= Benjamin Cheboi =

Kenyan politician (born 1958)

Benjamin Chesire Cheboi, EGH, EBS, is a Kenyan politician who was the first and current Governor of Baringo County. He belongs to the UDA party.

==Early life and education==
Cheboi was born in 1958 in the then Baringo district. He was educated at Kabarnet Boys High School for both his O levels and Friends School, Kamusinga for his A levels. He then proceeded to University of Nairobi to pursue a Bachelor of Science Degree. He also holds a master's degree in Financing Higher Education from University of Manchester United Kingdom.

==Professional career==
Governor Cheboi held the position of Ag. Academic Registrar, Jomo Kenyatta University of Agriculture and Technology. He thereafter worked as the Deputy Chief Executive Officer, Higher Education Loans Board before being promoted to serve as the CEO of the same institution. In addition he was the first president of the Association of African Higher Education Agencies (AAHEFA). He also served as Commissioner, Commission for Higher Education and Director at the Kenya Institute of Directors.

==Political career==
Following the promulgation of the constitution of Kenya (in 2010), which entrenches devolution, there were calls from several quarters in Baringo County for Cheboi to vie for governorship. As required by law, Cheboi resigned from HELB in September 2013 to run for office.

He chose to vie on a URP ticket. In the party primaries of 17 January 2013, Cheboi trounced his sole opponent, Kiprono Chelugui in five out of Baringo County's six constituencies. In the 4 March Kenya general election Cheboi won the gubernatorial seat after beating four other candidates. He was sworn into office on 27 March 2013. His popularity and landslide victory is majorly credited with aligning with URP the popular tribal party amongst Kalenjins. He also had a healthy war chest to sustain campaigns as is the culture in Kenya.

In the April 2022 UDA Party nominations, he beat the incumbent Governor Stanley Kiptis where is making his comeback to the leadership of the county upon clinching the seat in August 2022. Also in the race was the Eldama Ravine MP Moses Lessonet who came in second in the primaries.

==Manifesto==
In his campaigns, Cheboi promised to tackle cattle rustling, boost food security through initiation and rehabilitation of irrigation schemes and promote education in the county.

==Governorship==
Upon assuming office, Governor Cheboi constituted his first County Executive Committee composed of the following for the respective dockets.

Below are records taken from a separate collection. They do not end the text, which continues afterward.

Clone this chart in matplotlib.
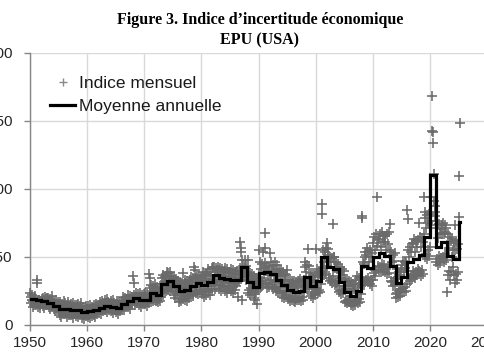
import matplotlib
matplotlib.use("Agg")
import matplotlib.pyplot as plt
from matplotlib.lines import Line2D
import numpy as np

# ---------------- data ----------------
years = list(range(1950, 2026))
annual_mean = [57, 55, 53, 49, 43, 36, 35, 34, 33, 29,
               30, 33, 38, 42, 40, 38, 47, 52, 60, 55,
               56, 70, 66, 90, 96, 85, 74, 78, 86, 92,
               88, 95, 110, 103, 101, 99, 100, 128, 94, 83,
               114, 118, 112, 99, 88, 78, 73, 76, 106, 86,
               97, 151, 129, 123, 95, 72, 65, 76, 130, 125,
               150, 158, 152, 130, 92, 105, 140, 145, 155, 195,
               331, 172, 183, 152, 145, 228]

monthly_1950s = [70, 62, 48, 55, 66, 40, 52, 58, 45, 63, 60, 55,
                 50, 45, 99, 92, 52, 40, 48, 55, 38, 44, 46, 52,
                 58, 46, 60, 42, 55, 38, 62, 50, 48, 57, 44, 60,
                 52, 44, 60, 40, 55, 36, 58, 47, 50, 42, 63, 45,
                 48, 36, 52, 40, 45, 30, 55, 38, 44, 35, 50, 42,
                 44, 28, 50, 22, 38, 18, 46, 30, 40, 25, 52, 35,
                 42, 24, 48, 28, 40, 18, 36, 30, 50, 22, 35, 44,
                 40, 22, 46, 28, 38, 16, 48, 30, 35, 25, 44, 33,
                 38, 20, 44, 26, 46, 18, 36, 28, 42, 24, 48, 32,
                 34, 16, 40, 22, 30, 14, 38, 24, 33, 20, 42, 28]
monthly_1960s = [36, 18, 42, 22, 30, 16, 44, 26, 35, 20, 40, 31,
                 38, 22, 44, 28, 34, 18, 46, 30, 40, 24, 36, 35,
                 44, 28, 50, 32, 40, 24, 52, 36, 46, 30, 38, 42,
                 48, 32, 56, 36, 44, 28, 58, 40, 50, 34, 46, 45,
                 46, 30, 54, 34, 42, 26, 55, 38, 48, 32, 40, 44,
                 44, 28, 52, 32, 40, 24, 50, 36, 46, 30, 38, 42,
                 54, 36, 62, 42, 50, 32, 60, 45, 52, 40, 56, 48,
                 58, 40, 66, 46, 55, 36, 64, 50, 56, 44, 62, 52,
                 107, 93, 66, 50, 58, 44, 70, 55, 62, 48, 68, 57,
                 62, 44, 70, 48, 58, 40, 66, 52, 60, 46, 68, 55]
monthly_1970s = [64, 46, 70, 50, 58, 42, 68, 54, 60, 48, 112, 103,
                 82, 56, 88, 60, 74, 54, 86, 64, 78, 56, 90, 68,
                 80, 52, 84, 56, 72, 50, 82, 58, 74, 54, 80, 62,
                 104, 72, 110, 78, 94, 70, 106, 80, 98, 76, 108, 88,
                 118, 78, 114, 84, 102, 74, 116, 86, 108, 80, 104, 92,
                 100, 66, 106, 72, 90, 60, 102, 76, 94, 68, 96, 82,
                 88, 51, 94, 58, 80, 54, 92, 64, 115, 58, 84, 70,
                 92, 56, 100, 64, 82, 54, 96, 68, 86, 60, 94, 74,
                 100, 66, 106, 72, 90, 64, 104, 76, 129, 121, 102, 84,
                 104, 70, 110, 76, 94, 68, 108, 78, 98, 72, 106, 86]
monthly_1980s = [104, 68, 116, 76, 96, 62, 110, 80, 100, 66, 112, 86,
                 112, 72, 124, 80, 102, 66, 118, 86, 108, 74, 126, 94,
                 128, 88, 129, 94, 116, 80, 125, 100, 122, 90, 127, 108,
                 122, 80, 126, 88, 110, 74, 124, 94, 116, 84, 120, 98,
                 120, 76, 126, 86, 108, 70, 124, 92, 114, 80, 118, 96,
                 118, 74, 124, 84, 106, 70, 122, 90, 112, 78, 116, 94,
                 110, 86, 120, 92, 104, 62, 112, 96, 125, 182, 169, 160,
                 143, 55, 130, 112, 120, 105, 143, 115, 125, 100, 130, 118,
                 110, 70, 143, 78, 100, 66, 114, 82, 104, 72, 112, 86,
                 100, 60, 108, 68, 90, 56, 104, 72, 94, 46, 102, 78]
monthly_1990s = [165, 112, 140, 90, 124, 84, 134, 98, 160, 88, 126, 104,
                 202, 170, 136, 90, 120, 82, 130, 92, 118, 84, 128, 100,
                 158, 110, 138, 88, 118, 80, 132, 94, 124, 84, 140, 100,
                 120, 76, 132, 80, 108, 72, 124, 84, 112, 74, 122, 92,
                 108, 62, 118, 70, 96, 60, 112, 74, 100, 66, 110, 84,
                 121, 58, 100, 60, 86, 52, 98, 64, 90, 56, 96, 72,
                 92, 54, 98, 58, 82, 50, 94, 60, 86, 55, 96, 70,
                 96, 56, 102, 60, 84, 54, 98, 62, 88, 56, 100, 72,
                 128, 84, 138, 88, 116, 80, 132, 92, 168, 86, 130, 100,
                 106, 64, 114, 68, 94, 60, 110, 72, 100, 66, 108, 82]
monthly_2000s = [167, 80, 124, 74, 106, 70, 120, 78, 112, 72, 118, 90,
                 268, 245, 165, 125, 140, 110, 160, 118, 150, 112, 170, 130,
                 181, 167, 155, 104, 138, 96, 150, 100, 140, 92, 148, 108,
                 223, 150, 150, 96, 128, 88, 140, 92, 124, 86, 135, 96,
                 118, 72, 128, 76, 104, 68, 124, 78, 110, 70, 120, 86,
                 94, 50, 102, 54, 80, 48, 98, 56, 86, 50, 96, 64,
                 86, 44, 94, 48, 74, 42, 90, 50, 80, 44, 88, 56,
                 100, 52, 108, 56, 84, 48, 104, 58, 90, 50, 106, 68,
                 240, 236, 140, 95, 135, 88, 150, 94, 160, 100, 155, 96,
                 170, 104, 162, 96, 140, 90, 165, 100, 150, 86, 158, 100]
monthly_2010s = [180, 115, 195, 122, 165, 108, 200, 120, 175, 283, 188, 130,
                 190, 122, 200, 128, 172, 116, 205, 134, 182, 120, 196, 132,
                 184, 116, 196, 124, 166, 112, 200, 128, 178, 114, 205, 223,
                 165, 98, 160, 94, 140, 86, 155, 96, 142, 88, 158, 104,
                 59, 68, 124, 70, 102, 62, 118, 74, 110, 64, 122, 80,
                 132, 76, 142, 82, 116, 72, 138, 84, 126, 76, 136, 90,
                 254, 233, 165, 104, 150, 98, 172, 110, 160, 102, 178, 120,
                 180, 108, 190, 112, 160, 104, 185, 118, 172, 110, 188, 124,
                 224, 120, 195, 116, 172, 108, 192, 122, 184, 112, 200, 282,
                 235, 150, 250, 156, 215, 146, 242, 166, 226, 152, 245, 172]
monthly_2020s = [230, 220, 282, 505, 429, 425, 401, 333, 273, 262, 250, 240,
                 215, 140, 230, 146, 192, 132, 222, 152, 204, 136, 212, 148,
                 221, 200, 225, 150, 200, 140, 220, 156, 205, 144, 215, 152,
                 73, 110, 200, 120, 170, 100, 195, 116, 185, 150, 190, 128,
                 165, 110, 180, 221, 165, 92, 185, 112, 168, 100, 178, 118,
                 239, 329, 446]

y_ticks = [0, 150, 300, 450, 600]
x_ticks = [1950, 1960, 1970, 1980, 1990, 2000, 2010, 2020, 2030]
title_line1 = "Figure 3. Indice d\u2019incertitude \u00e9conomique"
title_line2 = "EPU (USA)"
label_monthly = "Indice mensuel"
label_annual = "Moyenne annuelle"

# ---------------- build series ----------------
monthly = np.array(monthly_1950s + monthly_1960s + monthly_1970s + monthly_1980s
                   + monthly_1990s + monthly_2000s + monthly_2010s + monthly_2020s, float)
month_x = years[0] + (np.arange(len(monthly)) + 0.5) / 12.0

n_last = len(monthly) - 12 * (len(years) - 1)
step_x = years + [years[-1] + n_last / 12.0]
step_y = annual_mean + [annual_mean[-1]]

# ---------------- figure ----------------
W, H = 485, 360
fig = plt.figure(figsize=(W / 100, H / 100), dpi=100)
ax_left, ax_bottom, ax_top = 30, 325, 53
x_per_year = 400 / 70.0
ax_right = ax_left + x_per_year * (x_ticks[-1] - x_ticks[0])
ax = fig.add_axes([ax_left / W, (H - ax_bottom) / H,
                   (ax_right - ax_left) / W, (ax_bottom - ax_top) / H])

ax.set_xlim(x_ticks[0], x_ticks[-1])
ax.set_ylim(y_ticks[0], y_ticks[-1])
ax.set_xticks(x_ticks)
ax.set_yticks(y_ticks)

grid_c = "#d9d9d9"
ax.grid(True, color=grid_c, linewidth=1.0)
ax.set_axisbelow(True)
for s in ["top", "right"]:
    ax.spines[s].set_visible(False)
for s in ["left", "bottom"]:
    ax.spines[s].set_color("#868686")
    ax.spines[s].set_linewidth(1.0)

tick_font = "Liberation Sans"
ax.tick_params(axis="both", colors="#868686", labelcolor="#262626",
               labelsize=11, length=4, width=1.0, direction="out")
ax.tick_params(axis="y", pad=8.5)
ax.tick_params(axis="x", pad=4)
for lab in ax.get_xticklabels() + ax.get_yticklabels():
    lab.set_fontfamily(tick_font)

mk_color = "#6a6a6a"
ax.plot(month_x, monthly, linestyle="none", marker="+", markersize=6.5,
        markeredgewidth=1.15, color=mk_color, clip_on=False, zorder=3)
ax.plot(step_x, step_y, drawstyle="steps-post", color="black",
        linewidth=2.3, solid_joinstyle="miter", zorder=4)

handles = [Line2D([], [], linestyle="none", marker="+", markersize=6.0,
                  markeredgewidth=1.0, color="#8a8a8a"),
           Line2D([], [], color="black", linewidth=2.3)]
leg = ax.legend(handles, [label_monthly, label_annual], loc="upper left",
                bbox_to_anchor=(50 / W, 1 - 76 / H), bbox_transform=fig.transFigure,
                frameon=False, prop={"family": tick_font, "size": 12.5},
                handlelength=1.45, handletextpad=0.2, labelspacing=0.45,
                borderpad=0, borderaxespad=0)
for t in leg.get_texts():
    t.set_color("#1a1a1a")

fig.text(260 / W, 1 - 20 / H, title_line1, ha="center", va="center",
         fontfamily="Liberation Serif", fontweight="bold", fontsize=11.5)
fig.text(260 / W, 1 - 40 / H, title_line2, ha="center", va="center",
         fontfamily="Liberation Serif", fontweight="bold", fontsize=11.5)

fig.savefig("out.png", dpi=100)
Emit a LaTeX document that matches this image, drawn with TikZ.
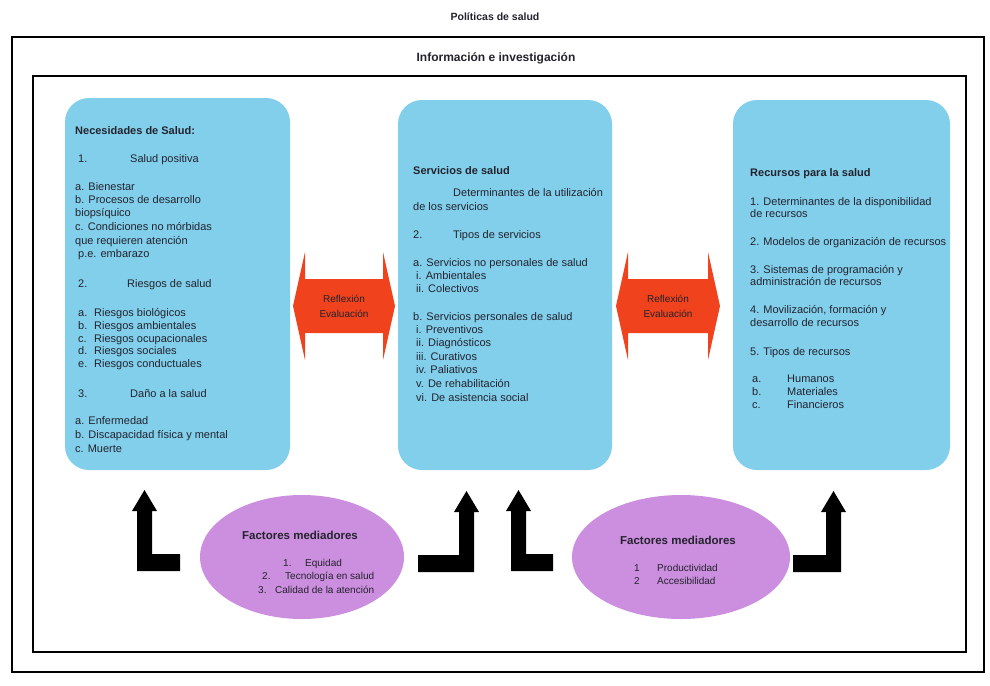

1. Wesley Keitany (Industrialization, Commerce Tourism and Enterprise Development)
2. Lilian Sadalla (Land, Housing and Urban Planning)
3. Edwin Riamangura (Youth, Gender, Labour and Social Services)
4. Job Kibei Tomno (Water and Irrigation)
5. Caroline Lentupuru (Environment and Natural Resources)
6. Andrew Kwonyike (Transport and Infrastructure)
7. Emily Kibet (Education)
8. Lukah Rotich ( Agriculture, Livestock and Fisheries)
9. Moses Atuko (Health)
10. Dr Stella Kereto-CS

Governor Cheboi and Senator Gideon Moi, though elected through different political parties have exhibited a close working relationship for the sake of development of Baringo County. Together with the County women representative, Grace Kiptui, they regularly hold consultative meetings. They have been in the fore-front in mitigating the effects of the 2014 drought as well as tackling the cattle rustling menace in the county.

==Awards==
Governor Cheboi has won several awards including Presidential Award, Elder of the Burning Spear (EBS), Kenya Communication Technology Award, BEST executive support for ICT-2008 and World Bank Fellowship to study Master's in Education.